__TASK REQUIREMENTS__.
Reproduce word for word the lines from the beginning of the entries to the line with "0.00001, 0.00001, 0.00001]", both included, but none of the pictures.

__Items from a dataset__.
***
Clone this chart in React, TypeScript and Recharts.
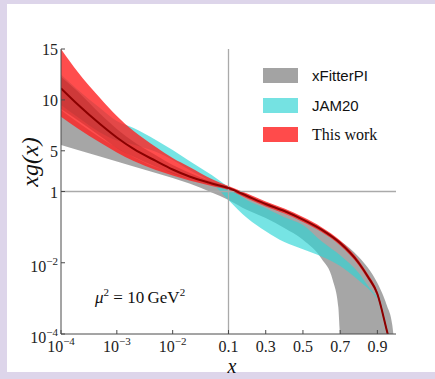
import { ComposedChart, Area, Line, XAxis, YAxis, ReferenceLine } from "recharts"

// ---- values ----
// This work (red): central line, outer and inner uncertainty bands
const redX = [1e-4, 2e-4, 5e-4, 1e-3, 2e-3, 5e-3, 0.01, 0.02, 0.05, 0.1, 0.2, 0.3, 0.4, 0.5, 0.6, 0.7, 0.8, 0.85, 0.9, 0.95, 0.97]
const redCentral = [11.14, 9.55, 7.63, 6.31, 5.18, 4.0, 3.16, 2.47, 1.79, 1.34, 0.748, 0.446, 0.284, 0.163, 0.0852, 0.0358, 0.00984, 0.00398, 0.00133, 0.00013, 0.00005]
const redOuterHi = [15.0, 12.74, 10.19, 8.42, 6.94, 5.37, 4.29, 3.41, 2.23, 1.54, 0.88, 0.524, 0.334, 0.192, 0.1, 0.042, 0.0116, 0.0047, 0.00156, 0.000153, 0.00006]
const redOuterLo = [8.35, 7.19, 5.81, 4.83, 4.0, 3.11, 2.57, 2.08, 1.54, 1.15, 0.64, 0.38, 0.242, 0.139, 0.0725, 0.0305, 0.0084, 0.0034, 0.00113, 0.000111, 0.00004]
const redInnerHi = [12.28, 10.82, 8.65, 7.15, 5.88, 4.55, 3.61, 2.85, 1.96, 1.42, 0.81, 0.483, 0.308, 0.177, 0.0924, 0.0388, 0.0107, 0.0043, 0.00144, 0.000141, 0.000054]
const redInnerLo = [9.11, 8.01, 6.45, 5.27, 4.41, 3.42, 2.78, 2.22, 1.63, 1.22, 0.69, 0.411, 0.262, 0.15, 0.0786, 0.033, 0.0091, 0.0037, 0.00123, 0.00012, 0.000046]

// xFitterPI (gray)
const grayX = [1e-4, 2e-4, 5e-4, 1e-3, 2e-3, 5e-3, 0.01, 0.02, 0.05, 0.1, 0.2, 0.3, 0.4, 0.5, 0.6, 0.66, 0.69, 0.7, 0.8, 0.85, 0.9, 0.95, 0.98, 0.99]
const grayHi = [9.0, 7.8, 6.3, 5.3, 4.4, 3.4, 2.85, 2.25, 1.7, 1.47, 0.7, 0.418, 0.249, 0.149, 0.083, 0.0546, 0.044, 0.041, 0.0145, 0.0071, 0.0027, 0.00065, 0.00018, 0.00006]
const grayLo = [5.57, 5.08, 4.44, 3.95, 3.46, 2.82, 2.33, 1.79, 0.94, 0.58, 0.303, 0.18, 0.094, 0.044, 0.013, 0.0033, 0.00057, 0.0001, 0.00001, 0.00001, 0.00001, 0.00001, 0.00001, 0.00001]

// JAM20 (cyan)
const cyanX = [1e-4, 2e-4, 5e-4, 1e-3, 2e-3, 5e-3, 0.01, 0.02, 0.05, 0.1, 0.2, 0.3, 0.4, 0.5, 0.6, 0.7, 0.8, 0.85, 0.9]
const cyanHi = [12.5, 11.0, 9.2, 7.93, 7.24, 6.06, 5.08, 4.0, 2.62, 1.45, 0.57, 0.34, 0.19, 0.115, 0.04, 0.0162, 0.00515, 0.00222, 0.0011]
const cyanLo = [9.5, 8.3, 6.8, 6.0, 5.6, 4.9, 4.1, 3.11, 1.84, 0.58, 0.18, 0.077, 0.038, 0.024, 0.015, 0.0081, 0.0032, 0.0019, 0.001]

// tick labels
const xTicks = [1e-4, 1e-3, 1e-2, 0.1, 0.3, 0.5, 0.7, 0.9]
const xTickBase = ["10", "10", "10", "0.1", "0.3", "0.5", "0.7", "0.9"]
const xTickExp = ["−4", "−3", "−2", "", "", "", "", ""]
const yTicks = [1e-4, 1e-2, 1, 5, 10, 15]
const yTickBase = ["10", "10", "1", "5", "10", "15"]
const yTickExp = ["−4", "−2", "", "", "", ""]

const legendNames = ["xFitterPI", "JAM20", "This work"]
const legendColors = ["#a3a3a3", "#75e2e2", "#ff4b4b"]

// ---- helpers ----
const FRAME = "#4a4a4a"
const SERIF = '"Liberation Serif", "DejaVu Serif", serif'

// split axes: log up to 0.1 (x) / 1 (y), linear above
const tx = (x: number) => (x <= 0.1 ? (Math.log10(x) + 4) / 3 : 1 + (x - 0.1) / 0.9)
const ty = (y: number) => (y <= 1 ? (Math.log10(y) + 4) / 4 : 1 + (y - 1) / 14)

const band = (xs: number[], lo: number[], hi: number[]) =>
  xs.map((x, i) => ({ u: tx(x), band: [ty(lo[i]), ty(hi[i])] }))
const curve = (xs: number[], ys: number[]) => xs.map((x, i) => ({ u: tx(x), v: ty(ys[i]) }))

const grayData = band(grayX, grayLo, grayHi)
const cyanData = band(cyanX, cyanLo, cyanHi)
const redOuterData = band(redX, redOuterLo, redOuterHi)
const redInnerData = band(redX, redInnerLo, redInnerHi)
const redLineData = curve(redX, redCentral)

const BottomTick = (p: any) => {
  const exp = xTickExp[p.index]
  return (
    <g>
      <line x1={p.x} x2={p.x} y1={p.y} y2={p.y - 4} stroke={FRAME} />
      <text x={p.x} y={p.y + 18} textAnchor="middle" fontFamily={SERIF} fontSize={16} fill="#222">
        {xTickBase[p.index]}
        {exp && (
          <tspan dy={-7} fontSize={11}>
            {exp}
          </tspan>
        )}
      </text>
    </g>
  )
}

const TopTick = (p: any) => <line x1={p.x} x2={p.x} y1={p.y} y2={p.y + 4} stroke={FRAME} />

const LeftTick = (p: any) => {
  const exp = yTickExp[p.index]
  return (
    <g>
      <line x1={p.x} x2={p.x + 4} y1={p.y} y2={p.y} stroke={FRAME} />
      <text x={p.x - 3} y={p.y + (exp ? 9 : 6)} textAnchor="end" fontFamily={SERIF} fontSize={16} fill="#222">
        {yTickBase[p.index]}
        {exp && (
          <tspan dy={-7} fontSize={11}>
            {exp}
          </tspan>
        )}
      </text>
    </g>
  )
}

const RightTick = (p: any) => <line x1={p.x} x2={p.x - 4} y1={p.y} y2={p.y} stroke={FRAME} />

export default function App() {
  return (
    <div style={{ position: "absolute", left: 0, top: 0, width: 435, height: 379, background: "#ddd5ea" }}>
      <div style={{ position: "absolute", left: 7, top: 4, right: 0, bottom: 7, background: "#fff" }} />
      <div style={{ position: "absolute", left: 0, top: 0 }}>
        <ComposedChart width={435} height={379} margin={{ top: 49, right: 39, bottom: 15, left: 11 }}>
          <XAxis
            xAxisId="b"
            type="number"
            dataKey="u"
            domain={[0, 2]}
            ticks={xTicks.map(tx)}
            allowDataOverflow
            height={30}
            tickSize={0}
            tickMargin={0}
            tickLine={false}
            axisLine={{ stroke: FRAME }}
            tick={BottomTick}
            interval={0}
          />
          <XAxis
            xAxisId="t"
            orientation="top"
            type="number"
            dataKey="u"
            domain={[0, 2]}
            ticks={xTicks.map(tx)}
            allowDataOverflow
            height={0}
            tickSize={0}
            tickMargin={0}
            tickLine={false}
            axisLine={{ stroke: FRAME }}
            tick={TopTick}
            interval={0}
          />
          <YAxis
            yAxisId="l"
            type="number"
            domain={[0, 2]}
            ticks={yTicks.map(ty)}
            allowDataOverflow
            width={50}
            tickSize={0}
            tickMargin={0}
            tickLine={false}
            axisLine={{ stroke: FRAME }}
            tick={LeftTick}
            interval={0}
          />
          <YAxis
            yAxisId="r"
            orientation="right"
            type="number"
            domain={[0, 2]}
            ticks={yTicks.map(ty)}
            allowDataOverflow
            width={0}
            tickSize={0}
            tickMargin={0}
            tickLine={false}
            axisLine={{ stroke: FRAME }}
            tick={RightTick}
            interval={0}
          />
          <ReferenceLine xAxisId="b" yAxisId="l" x={tx(0.1)} stroke="#aaaaaa" strokeWidth={1.3} />
          <ReferenceLine xAxisId="b" yAxisId="l" y={ty(1)} stroke="#aaaaaa" strokeWidth={1.3} />
          <Area xAxisId="b" yAxisId="l" data={grayData} dataKey="band" type="monotone" stroke="none" fill="#808080" fillOpacity={0.7} isAnimationActive={false} />
          <Area xAxisId="b" yAxisId="l" data={cyanData} dataKey="band" type="monotone" stroke="none" fill="#2cd5d5" fillOpacity={0.65} isAnimationActive={false} />
          <Area xAxisId="b" yAxisId="l" data={redOuterData} dataKey="band" type="monotone" stroke="none" fill="#ff2020" fillOpacity={0.8} isAnimationActive={false} />
          <Area xAxisId="b" yAxisId="l" data={redInnerData} dataKey="band" type="monotone" stroke="none" fill="#a01818" fillOpacity={0.3} isAnimationActive={false} />
          <Line xAxisId="b" yAxisId="l" data={redLineData} dataKey="v" type="monotone" stroke="#8b0000" strokeWidth={2} dot={false} isAnimationActive={false} />
        </ComposedChart>
      </div>

      {/* legend */}
      {legendNames.map((name, i) => (
        <div key={name}>
          <div
            style={{
              position: "absolute",
              left: 263,
              top: 68 + i * 29.5,
              width: 35,
              height: 15,
              background: legendColors[i],
            }}
          />
          <div
            style={{
              position: "absolute",
              left: 312,
              top: 66 + i * 29.5,
              lineHeight: "20px",
              fontSize: i === 2 ? 16 : 15,
              fontFamily: i === 2 ? SERIF : '"Liberation Sans", "DejaVu Sans", sans-serif',
              color: "#111",
              whiteSpace: "nowrap",
            }}
          >
            {name}
          </div>
        </div>
      ))}

      {/* annotation */}
      <div style={{ position: "absolute", left: 95, top: 282, fontFamily: SERIF, fontSize: 17, color: "#111", whiteSpace: "nowrap", lineHeight: "20px" }}>
        <i>μ</i>
        <sup style={{ fontSize: 11 }}>2</sup> = 10&thinsp;GeV<sup style={{ fontSize: 11 }}>2</sup>
      </div>

      {/* axis titles */}
      <div
        style={{
          position: "absolute",
          left: 30,
          top: 162,
          transform: "translate(-50%, -50%) rotate(-90deg)",
          fontFamily: SERIF,
          fontStyle: "italic",
          fontSize: 24,
          color: "#111",
          whiteSpace: "nowrap",
        }}
      >
        xg(x)
      </div>
      <div
        style={{
          position: "absolute",
          left: 232,
          top: 366,
          transform: "translate(-50%, -50%)",
          fontFamily: SERIF,
          fontStyle: "italic",
          fontSize: 20,
          lineHeight: "20px",
          color: "#111",
        }}
      >
        x
      </div>
    </div>
  )
}
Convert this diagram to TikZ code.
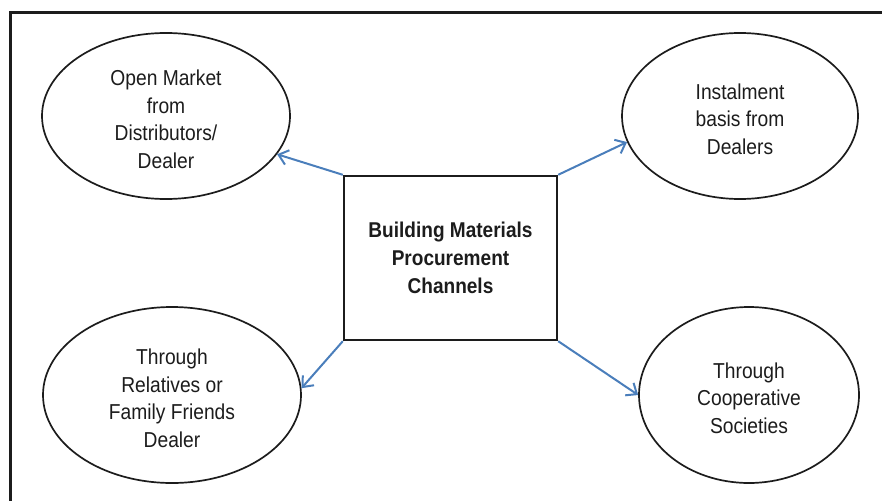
\documentclass[tikz,border=0pt]{standalone}
\usepackage{fontspec}
\setmainfont[FakeStretch=0.89]{Liberation Sans}
\usetikzlibrary{shapes.geometric,arrows.meta}
\definecolor{arrowblue}{RGB}{74,126,187}
\definecolor{inkgray}{RGB}{28,28,28}
\begin{document}
\begin{tikzpicture}[x=1pt,y=-1pt,
  oval/.style={ellipse, draw=inkgray, line width=1.7pt, inner sep=0pt, align=center,
    font=\fontsize{21.6}{27.7}\selectfont, text=inkgray},
  hub/.style={rectangle, draw=inkgray, line width=2.4pt, inner sep=0pt,
    minimum width=213pt, minimum height=164pt, align=center,
    font=\bfseries\fontsize{21.4}{27.7}\selectfont, text=inkgray},
  link/.style={draw=arrowblue, line width=2pt, -{Straight Barb[length=9pt,width=15pt]}},
  frame/.style={draw=inkgray, line width=3.3pt}]
\useasboundingbox (0,0) rectangle (882,500);
\clip (0,0) rectangle (882,500);
\draw[frame] (10.7,12.5) rectangle (905,525);

\node[hub] (hubbox) at (450.5,258) {Building Materials\\Procurement\\Channels};

\node[oval, minimum width=248pt, minimum height=166pt] (tl) at (166,116)
  {\rule{0pt}{22pt}Open Market\\from\\Distributors/\\Dealer};
\node[oval, minimum width=236pt, minimum height=166pt] (tr) at (740,116)
  {\rule{0pt}{22pt}Instalment\\basis from\\Dealers};
\node[oval, minimum width=258pt, minimum height=176pt] (bl) at (172,395)
  {\rule{0pt}{22pt}Through\\Relatives or\\Family Friends\\Dealer};
\node[oval, minimum width=220pt, minimum height=176pt] (br) at (749,395)
  {\rule{0pt}{22pt}Through\\Cooperative\\Societies};

\draw[link] (hubbox.north west) -- (tl.-19);
\draw[link] (hubbox.north east) -- (tr.193);
\draw[link] (hubbox.south west) -- (bl.3);
\draw[link] (hubbox.south east) -- (br.west);
\end{tikzpicture}
\end{document}
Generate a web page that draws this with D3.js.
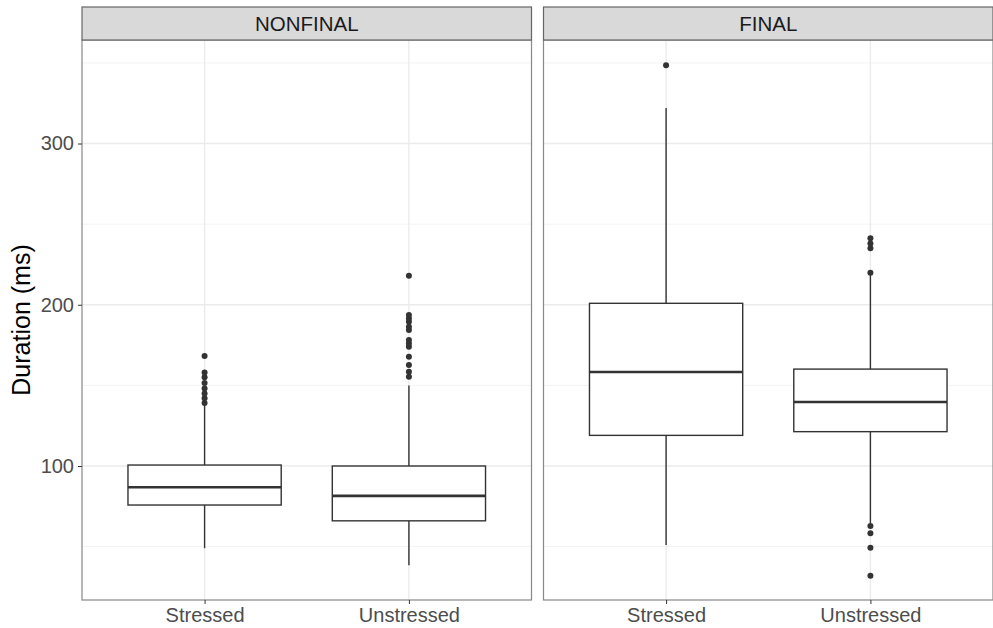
<!DOCTYPE html>
<html>
<head>
<meta charset="utf-8">
<script src="https://cdn.jsdelivr.net/npm/d3@7"></script>
<style>
  body { margin: 0; background: #fff; }
  text { font-family: "Liberation Sans", Arial, Helvetica, sans-serif; }
</style>
</head>
<body>
<div id="chart"></div>
<script>
// facets / categories
const facets = ['NONFINAL', 'FINAL'];
const categories = ['Stressed', 'Unstressed'];

// box stats, order: NONFINAL-Stressed, NONFINAL-Unstressed, FINAL-Stressed, FINAL-Unstressed
const whiskerLow = [49, 38.5, 51, 64.5];
const q1 = [75.8, 66, 119, 121.3];
const median = [86.8, 81.5, 158.3, 139.7];
const q3 = [100.6, 100, 200.9, 160.1];
const whiskerHigh = [137.8, 150, 322, 218.5];
const outliers = [
    [139, 142, 145, 148, 151.5, 155, 158, 168.2],
    [155.4, 158.5, 162.6, 167.8, 173.9, 176, 178.1, 184.3, 186.3, 189.4, 191.5, 193.6, 218],
    [348.6],
    [32, 49.3, 58.3, 62.8, 219.8, 235, 238, 241.2]
];

const yTicks = [100, 200, 300];
const yMinor = [50, 150, 250, 350];

const W = 993, H = 628;
const margin = { top: 40, left: 82, bottom: 28, right: 0 };
const stripH = 33;
const gap = 12;
const panelW = (W - margin.left - margin.right - gap) / 2;
const panelH = H - margin.top - margin.bottom;

let svg = d3.select('#chart').append('svg')
    .attr('width', W)
    .attr('height', H);

let yScale = d3.scaleLinear().domain([16.9, 364.2]).range([margin.top + panelH, margin.top]);

facets.forEach(function (facet, f) {
    let x0 = margin.left + f * (panelW + gap);
    // ggplot discrete expansion: 0.6 units each side
    let xScale = d3.scaleLinear().domain([0.4, 2.6]).range([x0, x0 + panelW]);
    let unit = xScale(2) - xScale(1);

    let g = svg.append('g');

    // panel background + grid
    g.append('rect').attr('x', x0).attr('y', margin.top).attr('width', panelW).attr('height', panelH)
        .attr('fill', '#fff');

    yMinor.forEach(function (v) {
        g.append('line').attr('x1', x0).attr('x2', x0 + panelW)
            .attr('y1', yScale(v)).attr('y2', yScale(v))
            .attr('stroke', '#f3f3f3').attr('stroke-width', 1);
    });
    yTicks.forEach(function (v) {
        g.append('line').attr('x1', x0).attr('x2', x0 + panelW)
            .attr('y1', yScale(v)).attr('y2', yScale(v))
            .attr('stroke', '#ebebeb').attr('stroke-width', 1.4);
    });
    categories.forEach(function (c, i) {
        g.append('line').attr('x1', xScale(i + 1)).attr('x2', xScale(i + 1))
            .attr('y1', margin.top).attr('y2', margin.top + panelH)
            .attr('stroke', '#ebebeb').attr('stroke-width', 1.4);
    });

    // boxes
    categories.forEach(function (c, i) {
        let k = f * 2 + i;
        let cx = xScale(i + 1);
        let half = unit * 0.375;

        g.append('line').attr('x1', cx).attr('x2', cx)
            .attr('y1', yScale(q3[k])).attr('y2', yScale(whiskerHigh[k]))
            .attr('stroke', '#333').attr('stroke-width', 1.4);
        g.append('line').attr('x1', cx).attr('x2', cx)
            .attr('y1', yScale(q1[k])).attr('y2', yScale(whiskerLow[k]))
            .attr('stroke', '#333').attr('stroke-width', 1.4);

        g.append('rect')
            .attr('x', cx - half).attr('width', half * 2)
            .attr('y', yScale(q3[k])).attr('height', yScale(q1[k]) - yScale(q3[k]))
            .attr('fill', '#fff').attr('stroke', '#333').attr('stroke-width', 1.4);

        g.append('line').attr('x1', cx - half).attr('x2', cx + half)
            .attr('y1', yScale(median[k])).attr('y2', yScale(median[k]))
            .attr('stroke', '#333').attr('stroke-width', 2.6);

        outliers[k].forEach(function (v) {
            g.append('circle').attr('cx', cx).attr('cy', yScale(v)).attr('r', 3)
                .attr('fill', '#333');
        });
    });

    // panel border
    g.append('rect').attr('x', x0).attr('y', margin.top).attr('width', panelW).attr('height', panelH)
        .attr('fill', 'none').attr('stroke', '#888').attr('stroke-width', 1.2);

    // strip
    g.append('rect').attr('x', x0).attr('y', margin.top - stripH).attr('width', panelW).attr('height', stripH)
        .attr('fill', '#d9d9d9').attr('stroke', '#666').attr('stroke-width', 1.2);
    g.append('text').attr('x', x0 + panelW / 2).attr('y', margin.top - stripH / 2)
        .attr('dy', '0.35em').attr('text-anchor', 'middle')
        .attr('font-size', 20.5).attr('fill', '#1a1a1a').text(facet);

    // x axis
    let xAxis = d3.axisBottom(xScale).tickValues([1, 2])
        .tickFormat(function (d) { return categories[d - 1]; })
        .tickSize(4).tickPadding(4);
    let ax = g.append('g').attr('transform', 'translate(0,' + (margin.top + panelH) + ')').call(xAxis);
    ax.select('.domain').remove();
    ax.selectAll('line').attr('stroke', '#333');
    ax.selectAll('text').attr('font-size', 20).attr('fill', '#4d4d4d')
        .style('font-family', '"Liberation Sans", Arial, sans-serif');
});

// y axis
let yAxis = d3.axisLeft(yScale).tickValues(yTicks).tickSize(4).tickPadding(4);
let ay = svg.append('g').attr('transform', 'translate(' + margin.left + ',0)').call(yAxis);
ay.select('.domain').remove();
ay.selectAll('line').attr('stroke', '#333');
ay.selectAll('text').attr('font-size', 20).attr('fill', '#4d4d4d')
    .style('font-family', '"Liberation Sans", Arial, sans-serif');

// y title
svg.append('text')
    .attr('transform', 'translate(30,' + (margin.top + panelH / 2) + ') rotate(-90)')
    .attr('text-anchor', 'middle')
    .attr('font-size', 25).attr('fill', '#000')
    .text('Duration (ms)');
</script>
</body>
</html>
***
__ANSWER TO THIS PROBLEM__.
Clone this chart in React, TypeScript and Recharts.
import { ComposedChart, Area, Line, XAxis, YAxis, ReferenceLine } from "recharts"

// ---- values ----
// This work (red): central line, outer and inner uncertainty bands
const redX = [1e-4, 2e-4, 5e-4, 1e-3, 2e-3, 5e-3, 0.01, 0.02, 0.05, 0.1, 0.2, 0.3, 0.4, 0.5, 0.6, 0.7, 0.8, 0.85, 0.9, 0.95, 0.97]
const redCentral = [11.14, 9.55, 7.63, 6.31, 5.18, 4.0, 3.16, 2.47, 1.79, 1.34, 0.748, 0.446, 0.284, 0.163, 0.0852, 0.0358, 0.00984, 0.00398, 0.00133, 0.00013, 0.00005]
const redOuterHi = [15.0, 12.74, 10.19, 8.42, 6.94, 5.37, 4.29, 3.41, 2.23, 1.54, 0.88, 0.524, 0.334, 0.192, 0.1, 0.042, 0.0116, 0.0047, 0.00156, 0.000153, 0.00006]
const redOuterLo = [8.35, 7.19, 5.81, 4.83, 4.0, 3.11, 2.57, 2.08, 1.54, 1.15, 0.64, 0.38, 0.242, 0.139, 0.0725, 0.0305, 0.0084, 0.0034, 0.00113, 0.000111, 0.00004]
const redInnerHi = [12.28, 10.82, 8.65, 7.15, 5.88, 4.55, 3.61, 2.85, 1.96, 1.42, 0.81, 0.483, 0.308, 0.177, 0.0924, 0.0388, 0.0107, 0.0043, 0.00144, 0.000141, 0.000054]
const redInnerLo = [9.11, 8.01, 6.45, 5.27, 4.41, 3.42, 2.78, 2.22, 1.63, 1.22, 0.69, 0.411, 0.262, 0.15, 0.0786, 0.033, 0.0091, 0.0037, 0.00123, 0.00012, 0.000046]

// xFitterPI (gray)
const grayX = [1e-4, 2e-4, 5e-4, 1e-3, 2e-3, 5e-3, 0.01, 0.02, 0.05, 0.1, 0.2, 0.3, 0.4, 0.5, 0.6, 0.66, 0.69, 0.7, 0.8, 0.85, 0.9, 0.95, 0.98, 0.99]
const grayHi = [9.0, 7.8, 6.3, 5.3, 4.4, 3.4, 2.85, 2.25, 1.7, 1.47, 0.7, 0.418, 0.249, 0.149, 0.083, 0.0546, 0.044, 0.041, 0.0145, 0.0071, 0.0027, 0.00065, 0.00018, 0.00006]
const grayLo = [5.57, 5.08, 4.44, 3.95, 3.46, 2.82, 2.33, 1.79, 0.94, 0.58, 0.303, 0.18, 0.094, 0.044, 0.013, 0.0033, 0.00057, 0.0001, 0.00001, 0.00001, 0.00001, 0.00001, 0.00001, 0.00001]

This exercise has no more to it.